_SET TASK_. Extract only the lines from the start of the entries below to the line with "-20.6, -22.5, -24.4]", inclusive; omit every picture.

>> Begin MATERIAL FOR THIS TASK

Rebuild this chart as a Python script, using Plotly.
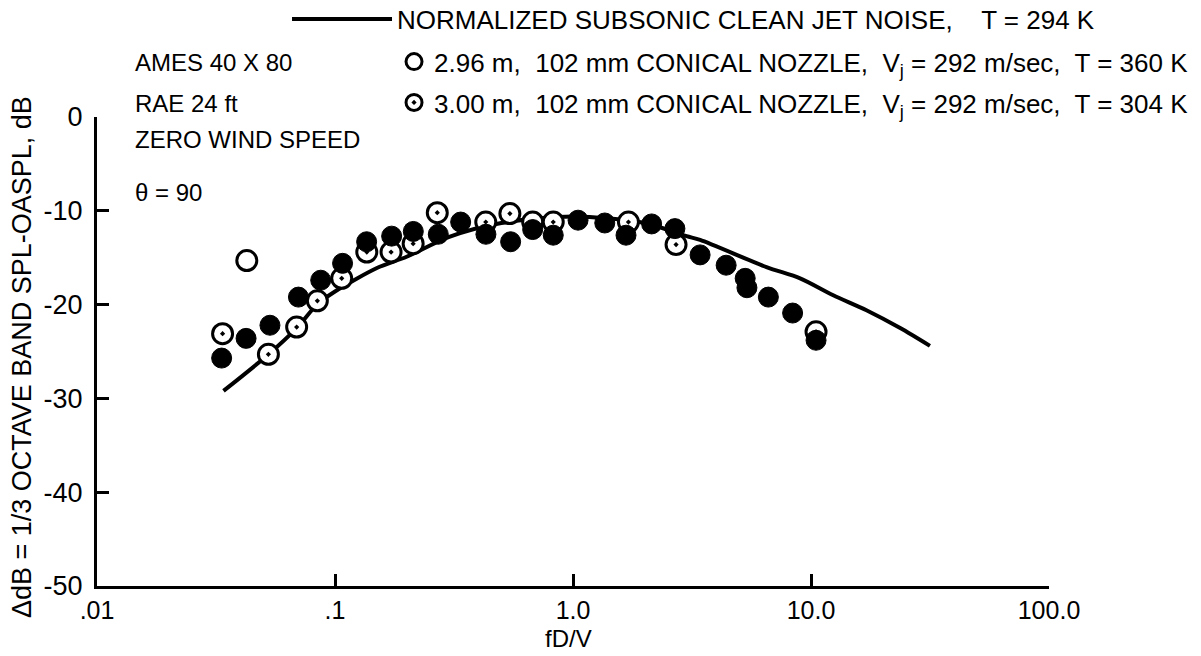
import plotly.graph_objects as go

# ---------------- data ----------------
# normalized subsonic clean jet noise curve
curve_fdv = [0.034, 0.052, 0.069, 0.084, 0.1, 0.15, 0.2, 0.3, 0.5, 1.0, 2.0, 3.0, 3.42, 6.5, 9.0, 12.4, 17.1, 23.7, 31.6]
curve_db = [-29.2, -25.4, -22.5, -20.0, -18.6, -16.1, -14.9, -12.8, -11.3, -10.6, -11.3, -12.7, -13.1, -16.0, -17.2, -19.0, -20.6, -22.5, -24.4]

# filled symbols
filled_fdv = [0.0334, 0.0423, 0.0533, 0.0702, 0.0871, 0.1076, 0.1358, 0.173, 0.2133, 0.2716,
              0.3373, 0.4306, 0.547, 0.677, 0.826, 1.05, 1.36, 1.67, 2.14, 2.68,
              3.42, 4.40, 5.29, 5.38, 6.62, 8.37, 10.5]
filled_db = [-25.7, -23.6, -22.2, -19.2, -17.4, -15.6, -13.3, -12.7, -12.2, -12.5,
             -11.2, -12.5, -13.3, -12.0, -12.6, -11.0, -11.3, -12.6, -11.4, -11.9,
             -14.7, -15.8, -17.2, -18.2, -19.2, -20.9, -23.8]

# AMES 40 x 80 open symbols
ames_fdv = [0.0426]
ames_db = [-15.3]

# RAE 24 ft dotted symbols
rae_fdv = [0.0337, 0.0525, 0.069, 0.0843, 0.1067, 0.136, 0.172, 0.213, 0.269, 0.43,
           0.543, 0.677, 0.826, 1.71, 2.71, 10.5]
rae_db = [-23.1, -25.3, -22.4, -19.6, -17.2, -14.4, -14.4, -13.5, -10.2, -11.2,
          -10.3, -11.2, -11.2, -11.2, -13.6, -22.9]

x_tick_vals = [0.01, 0.1, 1.0, 10.0, 100.0]
x_tick_text = [".01", ".1", "1.0", "10.0", "100.0"]
y_tick_vals = [0, -10, -20, -30, -40, -50]
y_tick_text = ["0", "-10", "-20", "-30", "-40", "-50"]

FONT = "Liberation Sans, Arial, sans-serif"

fig = go.Figure()

fig.add_trace(go.Scatter(
    x=curve_fdv, y=curve_db, mode="lines",
    line=dict(color="black", width=4, shape="spline", smoothing=0.8),
    name="NORMALIZED SUBSONIC CLEAN JET NOISE,    T = 294 K",
    legend="legend2", showlegend=True,
))

fig.add_trace(go.Scatter(
    x=ames_fdv, y=ames_db, mode="markers",
    marker=dict(symbol="circle", size=20, color="white",
                line=dict(color="black", width=3)),
    name="2.96 m,  102 mm CONICAL NOZZLE,  V<sub>j</sub> = 292 m/sec,  T = 360 K",
    legendgroup="ames",
))

fig.add_trace(go.Scatter(
    x=rae_fdv, y=rae_db, mode="markers",
    marker=dict(symbol="circle-dot", size=20, color="white",
                line=dict(color="black", width=3)),
    name="3.00 m,  102 mm CONICAL NOZZLE,  V<sub>j</sub> = 292 m/sec,  T = 304 K",
    legendgroup="rae",
))

fig.add_trace(go.Scatter(
    x=filled_fdv, y=filled_db, mode="markers",
    marker=dict(symbol="circle", size=20, color="black",
                line=dict(color="black", width=1)),
    showlegend=False, name="filled",
))

fig.update_layout(
    width=1201, height=656,
    margin=dict(l=97, r=152, t=117, b=70, autoexpand=False),
    plot_bgcolor="white", paper_bgcolor="white",
    font=dict(family=FONT, size=24, color="black"),
    showlegend=True,
    legend=dict(x=0.312, xanchor="left", y=1.168, yanchor="top",
                bgcolor="rgba(0,0,0,0)", borderwidth=0,
                font=dict(family=FONT, size=26, color="black"),
                traceorder="grouped", tracegroupgap=4, itemsizing="trace"),
    legend2=dict(x=0.1996, xanchor="left", y=1.259, yanchor="top",
                 bgcolor="rgba(0,0,0,0)", borderwidth=0, itemwidth=100,
                 font=dict(family=FONT, size=26, color="black")),
    xaxis=dict(type="log", range=[-2, 2], tickmode="array",
               tickvals=x_tick_vals, ticktext=x_tick_text,
               ticks="inside", ticklen=12, tickwidth=3, tickcolor="black",
               showline=True, linewidth=3, linecolor="black",
               showgrid=False, zeroline=False,
               tickfont=dict(family=FONT, size=25, color="black")),
    yaxis=dict(range=[-50, 0], tickmode="array",
               tickvals=y_tick_vals, ticktext=y_tick_text,
               ticks="inside", ticklen=12, tickwidth=3, tickcolor="black",
               showline=True, linewidth=3, linecolor="black",
               showgrid=False, zeroline=False, ticklabelstandoff=6,
               tickfont=dict(family=FONT, size=27, color="black")),
)

ann = dict(xref="paper", yref="paper", showarrow=False,
           font=dict(family=FONT, size=24, color="black"))
fig.add_annotation(text="AMES 40 X 80", x=0.0378, y=1.117, xanchor="left", yanchor="middle", **ann)
fig.add_annotation(text="RAE 24 ft", x=0.0378, y=1.028, xanchor="left", yanchor="middle", **ann)
fig.add_annotation(text="ZERO WIND SPEED", x=0.0378, y=0.951, xanchor="left", yanchor="middle", **ann)
fig.add_annotation(text="θ = 90", x=0.0378, y=0.838, xanchor="left", yanchor="middle", **ann)
fig.add_annotation(text="fD/V", x=0.495, y=-0.111, xanchor="center", yanchor="middle", **ann)
fig.add_annotation(text="ΔdB = 1/3 OCTAVE BAND SPL-OASPL, dB", x=-0.0788, y=0.488,
                   xanchor="center", yanchor="middle", textangle=-90,
                   xref="paper", yref="paper", showarrow=False,
                   font=dict(family=FONT, size=27, color="black"))

fig.write_html("out.html")
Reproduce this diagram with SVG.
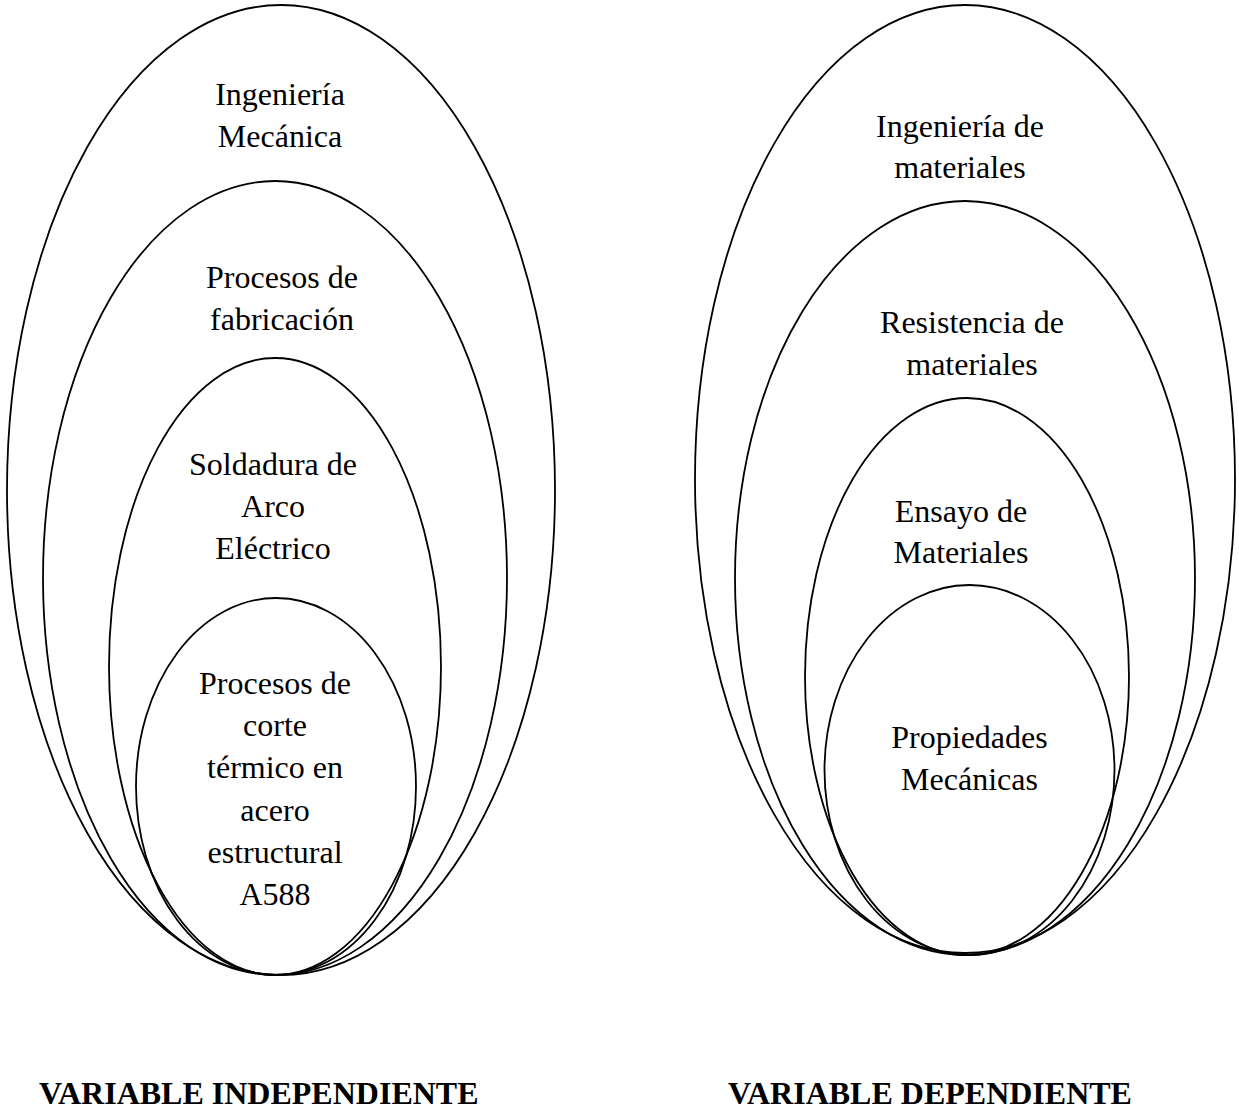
<svg xmlns="http://www.w3.org/2000/svg" width="1239" height="1111" viewBox="0 0 1239 1111">
<style>
.e{fill:none;stroke:#000;stroke-width:1.8}
.t{font-family:"Liberation Serif","Times New Roman",serif;font-size:32px;fill:#000;text-anchor:middle}
.b{font-family:"Liberation Serif","Times New Roman",serif;font-size:32px;font-weight:bold;fill:#000}
</style>
<rect width="1239" height="1111" fill="#fff"/>
<g id="left-ingenieria-mecanica">
<ellipse class="e" cx="281" cy="490" rx="274" ry="485"/>
<text class="t" x="280" y="105">Ingeniería</text>
<text class="t" x="280" y="147">Mecánica</text>
</g>
<g id="left-procesos-fabricacion">
<ellipse class="e" cx="275" cy="578" rx="232" ry="397"/>
<text class="t" x="282" y="288">Procesos de</text>
<text class="t" x="282" y="330">fabricación</text>
</g>
<g id="left-soldadura">
<ellipse class="e" cx="275" cy="666.5" rx="166" ry="308.5"/>
<text class="t" x="273" y="474.5">Soldadura de</text>
<text class="t" x="273" y="517">Arco</text>
<text class="t" x="273" y="559">Eléctrico</text>
</g>
<g id="left-corte-termico">
<ellipse class="e" cx="276" cy="786.5" rx="140" ry="188.5"/>
<text class="t" x="275" y="694">Procesos de</text>
<text class="t" x="275" y="736">corte</text>
<text class="t" x="275" y="778">térmico en</text>
<text class="t" x="275" y="820.5">acero</text>
<text class="t" x="275" y="863">estructural</text>
<text class="t" x="275" y="905">A588</text>
</g>
<g id="right-ingenieria-materiales">
<ellipse class="e" cx="965" cy="479" rx="270" ry="474"/>
<text class="t" x="960" y="136.7">Ingeniería de</text>
<text class="t" x="960" y="178.3">materiales</text>
</g>
<g id="right-resistencia">
<ellipse class="e" cx="965" cy="578" rx="230" ry="377"/>
<text class="t" x="972" y="333.3">Resistencia de</text>
<text class="t" x="972" y="375">materiales</text>
</g>
<g id="right-ensayo">
<ellipse class="e" cx="967" cy="676.5" rx="162" ry="278.5"/>
<text class="t" x="961" y="521.7">Ensayo de</text>
<text class="t" x="961" y="563.3">Materiales</text>
</g>
<g id="right-propiedades">
<ellipse class="e" cx="969.5" cy="770" rx="145" ry="185"/>
<text class="t" x="969.5" y="748.3">Propiedades</text>
<text class="t" x="969.5" y="790">Mecánicas</text>
</g>
<g id="connectors"/>
<g id="labels">
<text class="b" x="39" y="1104">VARIABLE INDEPENDIENTE</text>
<text class="b" x="728" y="1104">VARIABLE DEPENDIENTE</text>
</g>
</svg>
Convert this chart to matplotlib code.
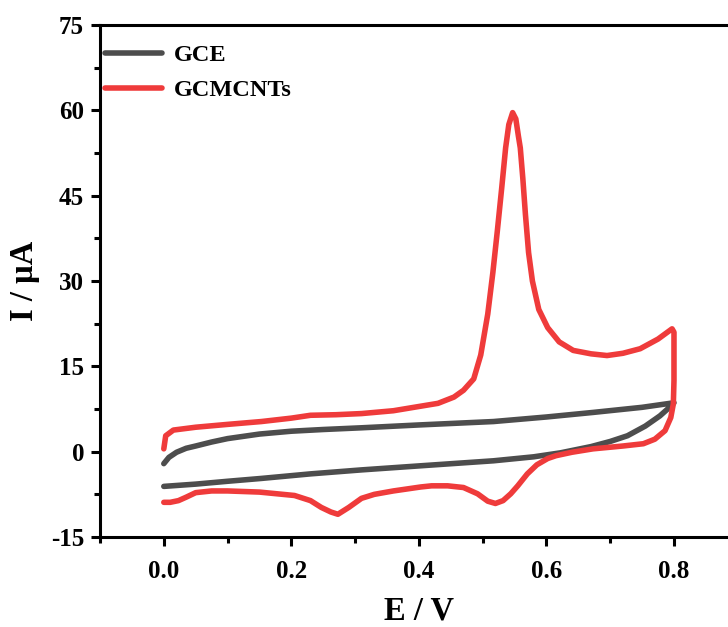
import matplotlib
matplotlib.use('Agg')
import matplotlib.pyplot as plt
from matplotlib.ticker import MultipleLocator

# ===== data =====
gce_E = [0.0, 0.008, 0.02, 0.035, 0.05, 0.075, 0.10, 0.15, 0.20, 0.25, 0.31, 0.40,
         0.517, 0.60, 0.673, 0.75, 0.80,
         0.79, 0.778, 0.755, 0.727, 0.70, 0.67, 0.622, 0.58, 0.517, 0.40, 0.31,
         0.23, 0.153, 0.10, 0.05, 0.0]
gce_I = [-2.1, -1.0, -0.1, 0.6, 1.0, 1.7, 2.3, 3.1, 3.6, 3.9, 4.2, 4.7,
         5.3, 6.1, 6.9, 7.8, 8.6,
         7.5, 6.3, 4.5, 2.8, 1.8, 0.9, -0.2, -0.9, -1.6, -2.5, -3.2,
         -3.9, -4.7, -5.2, -5.7, -6.1]

mwcnt_E = [0.0, 0.003, 0.015, 0.05, 0.10, 0.153, 0.20, 0.23, 0.27, 0.31, 0.36,
           0.403, 0.43, 0.455, 0.47, 0.486, 0.497, 0.508, 0.516, 0.523, 0.530,
           0.536, 0.541, 0.547, 0.552, 0.556, 0.559, 0.563, 0.567, 0.572, 0.578,
           0.588, 0.602, 0.62, 0.642, 0.67, 0.695, 0.72, 0.747, 0.775, 0.797,
           0.80, 0.80, 0.799, 0.795, 0.786, 0.77, 0.752, 0.72, 0.673, 0.64,
           0.615, 0.602, 0.585, 0.570, 0.555, 0.544, 0.532, 0.520, 0.508, 0.492,
           0.47, 0.445, 0.42, 0.403, 0.36, 0.33, 0.31, 0.29, 0.273, 0.262,
           0.247, 0.23, 0.205, 0.15, 0.10, 0.075, 0.05, 0.035, 0.023, 0.01, 0.0]
mwcnt_I = [0.5, 2.8, 3.8, 4.3, 4.8, 5.3, 5.9, 6.4, 6.5, 6.7, 7.2,
           8.0, 8.5, 9.6, 10.8, 12.8, 17.0, 24.2, 31.5, 38.8, 46.5,
           53.4, 57.5, 59.6, 58.5, 55.5, 53.4, 48.0, 41.8, 35.0, 30.0,
           25.0, 21.8, 19.3, 17.8, 17.2, 16.9, 17.3, 18.1, 19.8, 21.6,
           21.0, 12.5, 8.4, 6.0, 3.7, 2.2, 1.4, 1.0, 0.5, -0.1,
           -0.7, -1.2, -2.3, -3.9, -6.0, -7.4, -8.6, -9.1, -8.7, -7.4,
           -6.3, -6.0, -6.0, -6.2, -6.9, -7.5, -8.2, -9.8, -11.0, -10.6,
           -9.8, -8.6, -7.7, -7.1, -6.9, -6.9, -7.2, -8.0, -8.6, -8.9, -8.9]

labels = ['GCE', 'GCMCNTs']
colors = ['#4d4d4d', '#ef3b3b']

plt.rcParams.update({
    'font.family': ['Liberation Serif', 'DejaVu Serif'],
    'font.weight': 'bold',
    'axes.linewidth': 2.2,
    'axes.unicode_minus': False,
    'lines.solid_capstyle': 'round',
    'lines.solid_joinstyle': 'round',
})

fig = plt.figure(figsize=(7.28, 6.27), dpi=100)
ax = fig.add_axes([0.1374, 0.1435, 0.876, 0.8166])

ax.plot(gce_E, gce_I, color=colors[0], linewidth=4.0, label=labels[0])
ax.plot(mwcnt_E, mwcnt_I, color=colors[1], linewidth=4.0, label=labels[1])

ax.set_xlim(-0.1, 0.9)
ax.set_ylim(-15, 75)
ax.xaxis.set_major_locator(MultipleLocator(0.2))
ax.xaxis.set_minor_locator(MultipleLocator(0.1))
ax.yaxis.set_major_locator(MultipleLocator(15))
ax.yaxis.set_minor_locator(MultipleLocator(7.5))
ax.xaxis.set_major_formatter(plt.FuncFormatter(lambda v, p: f'{v:.1f}'))

ax.tick_params(which='major', direction='out', length=6.5, width=2.2,
               labelsize=18)
ax.tick_params(axis='x', which='major', pad=10)
ax.tick_params(axis='y', which='major', pad=5)
ax.tick_params(which='minor', direction='out', length=4.5, width=2.2)
for lab in ax.get_xticklabels() + ax.get_yticklabels():
    lab.set_fontweight('bold')

ax.set_xlabel('E / V', fontsize=23.5, fontweight='bold', labelpad=9)
ax.set_ylabel('I / μA', fontsize=23.5, fontweight='bold', labelpad=8)

ax.legend(loc='upper left', bbox_to_anchor=(-0.027, 1.005), frameon=False,
          prop={'size': 17.5, 'weight': 'bold'}, handlelength=2.35,
          handletextpad=0.5, labelspacing=0.54)

fig.savefig('out.png', dpi=100)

>> End MATERIAL FOR THIS TASK

_CORRECT OUTPUT_.
Rebuild this chart as a Python script, using Plotly.
import plotly.graph_objects as go

# ---------------- data ----------------
# normalized subsonic clean jet noise curve
curve_fdv = [0.034, 0.052, 0.069, 0.084, 0.1, 0.15, 0.2, 0.3, 0.5, 1.0, 2.0, 3.0, 3.42, 6.5, 9.0, 12.4, 17.1, 23.7, 31.6]
curve_db = [-29.2, -25.4, -22.5, -20.0, -18.6, -16.1, -14.9, -12.8, -11.3, -10.6, -11.3, -12.7, -13.1, -16.0, -17.2, -19.0, -20.6, -22.5, -24.4]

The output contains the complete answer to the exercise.